The records:
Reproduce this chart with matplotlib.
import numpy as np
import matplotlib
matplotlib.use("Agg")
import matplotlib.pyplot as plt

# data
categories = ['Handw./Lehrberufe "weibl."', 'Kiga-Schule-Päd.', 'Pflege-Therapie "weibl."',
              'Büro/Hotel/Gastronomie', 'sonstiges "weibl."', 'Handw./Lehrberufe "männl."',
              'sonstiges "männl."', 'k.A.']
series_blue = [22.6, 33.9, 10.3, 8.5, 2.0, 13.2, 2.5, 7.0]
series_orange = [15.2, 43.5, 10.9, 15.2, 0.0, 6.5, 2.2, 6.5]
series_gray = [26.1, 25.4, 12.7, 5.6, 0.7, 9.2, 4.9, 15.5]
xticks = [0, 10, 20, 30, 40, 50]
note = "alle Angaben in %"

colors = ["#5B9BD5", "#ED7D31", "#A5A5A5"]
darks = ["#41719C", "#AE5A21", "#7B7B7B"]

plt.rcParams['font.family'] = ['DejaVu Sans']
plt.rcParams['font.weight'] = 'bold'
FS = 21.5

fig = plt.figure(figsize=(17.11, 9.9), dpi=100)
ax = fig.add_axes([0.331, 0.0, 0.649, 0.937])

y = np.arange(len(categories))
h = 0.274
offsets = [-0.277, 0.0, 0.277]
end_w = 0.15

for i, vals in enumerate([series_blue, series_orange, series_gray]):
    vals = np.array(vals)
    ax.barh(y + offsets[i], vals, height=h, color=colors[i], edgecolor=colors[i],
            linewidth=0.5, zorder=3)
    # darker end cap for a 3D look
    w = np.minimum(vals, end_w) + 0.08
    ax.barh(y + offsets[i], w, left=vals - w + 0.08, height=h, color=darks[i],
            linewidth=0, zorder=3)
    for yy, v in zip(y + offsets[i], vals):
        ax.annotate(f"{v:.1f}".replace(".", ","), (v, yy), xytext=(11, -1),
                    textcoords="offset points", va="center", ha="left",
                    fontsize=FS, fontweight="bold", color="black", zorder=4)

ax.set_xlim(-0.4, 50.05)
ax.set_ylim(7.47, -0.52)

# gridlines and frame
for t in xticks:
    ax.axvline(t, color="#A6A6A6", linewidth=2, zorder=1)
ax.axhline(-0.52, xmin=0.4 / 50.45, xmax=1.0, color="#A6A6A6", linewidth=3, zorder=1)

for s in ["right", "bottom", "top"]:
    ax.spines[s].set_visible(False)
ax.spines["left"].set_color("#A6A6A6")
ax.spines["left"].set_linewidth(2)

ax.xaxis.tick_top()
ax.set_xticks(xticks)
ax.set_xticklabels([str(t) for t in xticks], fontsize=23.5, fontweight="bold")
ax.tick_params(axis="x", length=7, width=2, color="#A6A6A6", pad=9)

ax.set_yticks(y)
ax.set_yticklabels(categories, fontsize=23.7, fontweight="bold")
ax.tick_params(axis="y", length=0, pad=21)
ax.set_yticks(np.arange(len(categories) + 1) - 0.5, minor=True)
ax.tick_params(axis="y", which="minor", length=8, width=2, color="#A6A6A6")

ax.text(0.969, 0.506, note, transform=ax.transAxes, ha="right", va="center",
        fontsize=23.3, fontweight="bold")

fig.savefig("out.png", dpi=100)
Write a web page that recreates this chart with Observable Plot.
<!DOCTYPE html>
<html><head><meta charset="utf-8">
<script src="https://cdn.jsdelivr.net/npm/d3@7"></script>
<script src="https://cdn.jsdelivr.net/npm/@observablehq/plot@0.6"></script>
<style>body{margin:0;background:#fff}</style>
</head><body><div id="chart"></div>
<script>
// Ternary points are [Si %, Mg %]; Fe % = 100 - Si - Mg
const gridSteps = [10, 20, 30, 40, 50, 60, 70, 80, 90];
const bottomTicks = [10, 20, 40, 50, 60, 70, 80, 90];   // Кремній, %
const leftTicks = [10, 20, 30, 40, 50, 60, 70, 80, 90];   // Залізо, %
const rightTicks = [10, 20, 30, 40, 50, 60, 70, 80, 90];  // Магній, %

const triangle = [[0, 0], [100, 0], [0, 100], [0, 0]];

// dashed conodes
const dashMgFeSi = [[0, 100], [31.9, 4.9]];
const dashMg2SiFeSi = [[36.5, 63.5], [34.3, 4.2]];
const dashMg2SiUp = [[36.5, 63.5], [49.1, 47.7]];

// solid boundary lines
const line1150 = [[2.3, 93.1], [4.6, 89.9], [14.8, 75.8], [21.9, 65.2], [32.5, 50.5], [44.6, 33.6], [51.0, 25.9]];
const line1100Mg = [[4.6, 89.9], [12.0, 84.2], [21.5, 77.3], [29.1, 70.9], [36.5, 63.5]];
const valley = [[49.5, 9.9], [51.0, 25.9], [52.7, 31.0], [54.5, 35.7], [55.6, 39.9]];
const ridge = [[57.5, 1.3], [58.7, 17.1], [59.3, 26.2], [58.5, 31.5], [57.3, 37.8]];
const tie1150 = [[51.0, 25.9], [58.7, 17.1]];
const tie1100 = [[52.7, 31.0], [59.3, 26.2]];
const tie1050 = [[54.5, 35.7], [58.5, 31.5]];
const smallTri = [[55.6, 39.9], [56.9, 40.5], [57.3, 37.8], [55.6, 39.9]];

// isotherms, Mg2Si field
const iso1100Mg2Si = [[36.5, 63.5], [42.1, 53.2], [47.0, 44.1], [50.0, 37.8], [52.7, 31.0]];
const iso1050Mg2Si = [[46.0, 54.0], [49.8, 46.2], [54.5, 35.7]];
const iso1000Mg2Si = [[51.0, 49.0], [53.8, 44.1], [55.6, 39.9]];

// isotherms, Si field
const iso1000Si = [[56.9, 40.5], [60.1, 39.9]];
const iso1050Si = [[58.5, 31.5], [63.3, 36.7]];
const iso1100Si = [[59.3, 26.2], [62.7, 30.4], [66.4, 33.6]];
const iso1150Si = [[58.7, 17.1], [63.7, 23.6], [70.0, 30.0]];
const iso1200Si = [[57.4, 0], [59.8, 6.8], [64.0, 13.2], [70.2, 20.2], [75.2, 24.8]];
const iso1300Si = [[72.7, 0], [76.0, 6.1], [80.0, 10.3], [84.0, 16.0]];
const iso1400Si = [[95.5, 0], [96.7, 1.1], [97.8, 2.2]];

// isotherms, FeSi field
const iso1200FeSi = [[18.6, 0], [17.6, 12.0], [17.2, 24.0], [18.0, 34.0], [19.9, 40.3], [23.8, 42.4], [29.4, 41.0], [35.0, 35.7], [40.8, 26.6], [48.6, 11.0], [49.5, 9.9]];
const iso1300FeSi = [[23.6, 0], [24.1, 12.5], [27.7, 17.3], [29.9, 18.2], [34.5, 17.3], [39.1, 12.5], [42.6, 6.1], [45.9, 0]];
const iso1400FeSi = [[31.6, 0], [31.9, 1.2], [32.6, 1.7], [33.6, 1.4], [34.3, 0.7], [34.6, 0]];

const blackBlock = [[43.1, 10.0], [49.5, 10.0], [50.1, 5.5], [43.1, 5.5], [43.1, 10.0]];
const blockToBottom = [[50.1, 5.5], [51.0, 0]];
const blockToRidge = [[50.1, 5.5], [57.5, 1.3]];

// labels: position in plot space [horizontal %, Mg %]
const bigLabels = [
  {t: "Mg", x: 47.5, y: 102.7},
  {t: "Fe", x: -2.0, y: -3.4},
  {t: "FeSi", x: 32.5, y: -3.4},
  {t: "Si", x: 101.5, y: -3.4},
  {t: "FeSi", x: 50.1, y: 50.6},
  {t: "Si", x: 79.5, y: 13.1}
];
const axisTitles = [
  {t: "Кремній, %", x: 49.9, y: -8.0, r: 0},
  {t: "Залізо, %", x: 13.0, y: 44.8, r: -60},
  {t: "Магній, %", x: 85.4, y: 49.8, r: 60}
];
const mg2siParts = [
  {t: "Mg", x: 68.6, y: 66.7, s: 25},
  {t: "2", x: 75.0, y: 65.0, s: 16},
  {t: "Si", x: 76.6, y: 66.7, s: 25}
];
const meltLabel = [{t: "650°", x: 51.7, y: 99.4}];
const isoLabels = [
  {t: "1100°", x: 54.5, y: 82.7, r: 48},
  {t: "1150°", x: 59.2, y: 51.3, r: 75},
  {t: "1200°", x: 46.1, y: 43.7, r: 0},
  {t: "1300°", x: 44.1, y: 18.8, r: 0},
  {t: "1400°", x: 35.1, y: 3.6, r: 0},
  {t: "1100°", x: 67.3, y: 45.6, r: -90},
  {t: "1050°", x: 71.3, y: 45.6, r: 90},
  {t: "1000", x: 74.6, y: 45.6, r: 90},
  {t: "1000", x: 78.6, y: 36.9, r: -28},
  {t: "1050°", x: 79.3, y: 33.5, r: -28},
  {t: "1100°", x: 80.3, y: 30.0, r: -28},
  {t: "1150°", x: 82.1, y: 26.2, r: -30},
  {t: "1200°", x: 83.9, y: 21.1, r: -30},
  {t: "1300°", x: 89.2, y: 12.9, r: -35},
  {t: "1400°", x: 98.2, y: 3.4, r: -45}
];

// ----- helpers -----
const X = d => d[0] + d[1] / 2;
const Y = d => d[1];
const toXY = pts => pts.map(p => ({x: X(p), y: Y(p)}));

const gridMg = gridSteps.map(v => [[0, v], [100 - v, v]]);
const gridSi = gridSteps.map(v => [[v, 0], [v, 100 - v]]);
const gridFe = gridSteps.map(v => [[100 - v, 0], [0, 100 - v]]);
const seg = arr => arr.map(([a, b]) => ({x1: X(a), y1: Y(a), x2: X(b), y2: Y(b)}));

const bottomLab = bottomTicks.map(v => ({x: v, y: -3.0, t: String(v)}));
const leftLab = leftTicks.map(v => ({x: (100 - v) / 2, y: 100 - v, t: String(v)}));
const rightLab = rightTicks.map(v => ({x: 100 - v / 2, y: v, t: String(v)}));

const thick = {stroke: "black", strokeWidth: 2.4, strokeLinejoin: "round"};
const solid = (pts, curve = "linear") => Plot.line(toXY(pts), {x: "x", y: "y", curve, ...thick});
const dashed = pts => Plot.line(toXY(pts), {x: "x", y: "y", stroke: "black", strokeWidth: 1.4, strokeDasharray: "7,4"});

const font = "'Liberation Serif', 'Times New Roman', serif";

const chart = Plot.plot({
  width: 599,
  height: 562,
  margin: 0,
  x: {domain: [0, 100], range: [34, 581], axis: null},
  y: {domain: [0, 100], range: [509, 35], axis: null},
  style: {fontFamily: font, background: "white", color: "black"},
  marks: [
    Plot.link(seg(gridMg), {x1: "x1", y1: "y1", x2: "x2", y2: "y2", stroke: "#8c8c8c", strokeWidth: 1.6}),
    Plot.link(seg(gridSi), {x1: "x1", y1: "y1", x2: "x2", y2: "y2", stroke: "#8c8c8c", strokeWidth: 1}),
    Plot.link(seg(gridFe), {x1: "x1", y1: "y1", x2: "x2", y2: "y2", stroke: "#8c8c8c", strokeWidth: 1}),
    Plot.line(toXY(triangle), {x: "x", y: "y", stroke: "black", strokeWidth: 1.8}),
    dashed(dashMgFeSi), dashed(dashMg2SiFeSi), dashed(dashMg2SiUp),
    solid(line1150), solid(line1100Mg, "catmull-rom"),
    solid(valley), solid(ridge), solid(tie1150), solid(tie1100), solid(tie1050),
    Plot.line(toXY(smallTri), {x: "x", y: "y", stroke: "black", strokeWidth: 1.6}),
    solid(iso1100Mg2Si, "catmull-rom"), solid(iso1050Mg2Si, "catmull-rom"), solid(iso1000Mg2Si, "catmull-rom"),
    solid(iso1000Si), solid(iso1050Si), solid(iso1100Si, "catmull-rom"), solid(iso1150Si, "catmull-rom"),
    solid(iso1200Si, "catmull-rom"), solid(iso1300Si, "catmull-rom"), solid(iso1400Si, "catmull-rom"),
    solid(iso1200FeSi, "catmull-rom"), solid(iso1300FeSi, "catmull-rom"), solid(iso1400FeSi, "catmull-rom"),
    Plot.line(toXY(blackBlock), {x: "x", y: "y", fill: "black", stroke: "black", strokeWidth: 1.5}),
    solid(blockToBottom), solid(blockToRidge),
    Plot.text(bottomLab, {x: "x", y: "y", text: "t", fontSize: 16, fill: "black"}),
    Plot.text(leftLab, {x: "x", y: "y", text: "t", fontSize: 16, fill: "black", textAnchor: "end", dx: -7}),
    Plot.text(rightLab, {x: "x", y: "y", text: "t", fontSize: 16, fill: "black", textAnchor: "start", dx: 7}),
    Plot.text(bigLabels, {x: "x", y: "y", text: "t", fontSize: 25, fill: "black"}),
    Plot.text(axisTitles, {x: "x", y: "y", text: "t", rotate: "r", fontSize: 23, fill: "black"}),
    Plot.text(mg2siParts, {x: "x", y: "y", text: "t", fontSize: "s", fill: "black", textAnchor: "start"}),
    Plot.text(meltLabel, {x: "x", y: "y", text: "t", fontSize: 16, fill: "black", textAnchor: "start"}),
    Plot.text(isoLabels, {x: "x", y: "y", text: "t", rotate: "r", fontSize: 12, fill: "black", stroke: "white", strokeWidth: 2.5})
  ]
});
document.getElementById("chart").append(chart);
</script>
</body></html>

What the task requires:
From the opening line of the data above, please print each line as written up to and including the line that contains "end_w = 0.15", and nothing more.

Finished exercise:
Reproduce this chart with matplotlib.
import numpy as np
import matplotlib
matplotlib.use("Agg")
import matplotlib.pyplot as plt

# data
categories = ['Handw./Lehrberufe "weibl."', 'Kiga-Schule-Päd.', 'Pflege-Therapie "weibl."',
              'Büro/Hotel/Gastronomie', 'sonstiges "weibl."', 'Handw./Lehrberufe "männl."',
              'sonstiges "männl."', 'k.A.']
series_blue = [22.6, 33.9, 10.3, 8.5, 2.0, 13.2, 2.5, 7.0]
series_orange = [15.2, 43.5, 10.9, 15.2, 0.0, 6.5, 2.2, 6.5]
series_gray = [26.1, 25.4, 12.7, 5.6, 0.7, 9.2, 4.9, 15.5]
xticks = [0, 10, 20, 30, 40, 50]
note = "alle Angaben in %"

colors = ["#5B9BD5", "#ED7D31", "#A5A5A5"]
darks = ["#41719C", "#AE5A21", "#7B7B7B"]

plt.rcParams['font.family'] = ['DejaVu Sans']
plt.rcParams['font.weight'] = 'bold'
FS = 21.5

fig = plt.figure(figsize=(17.11, 9.9), dpi=100)
ax = fig.add_axes([0.331, 0.0, 0.649, 0.937])

y = np.arange(len(categories))
h = 0.274
offsets = [-0.277, 0.0, 0.277]
end_w = 0.15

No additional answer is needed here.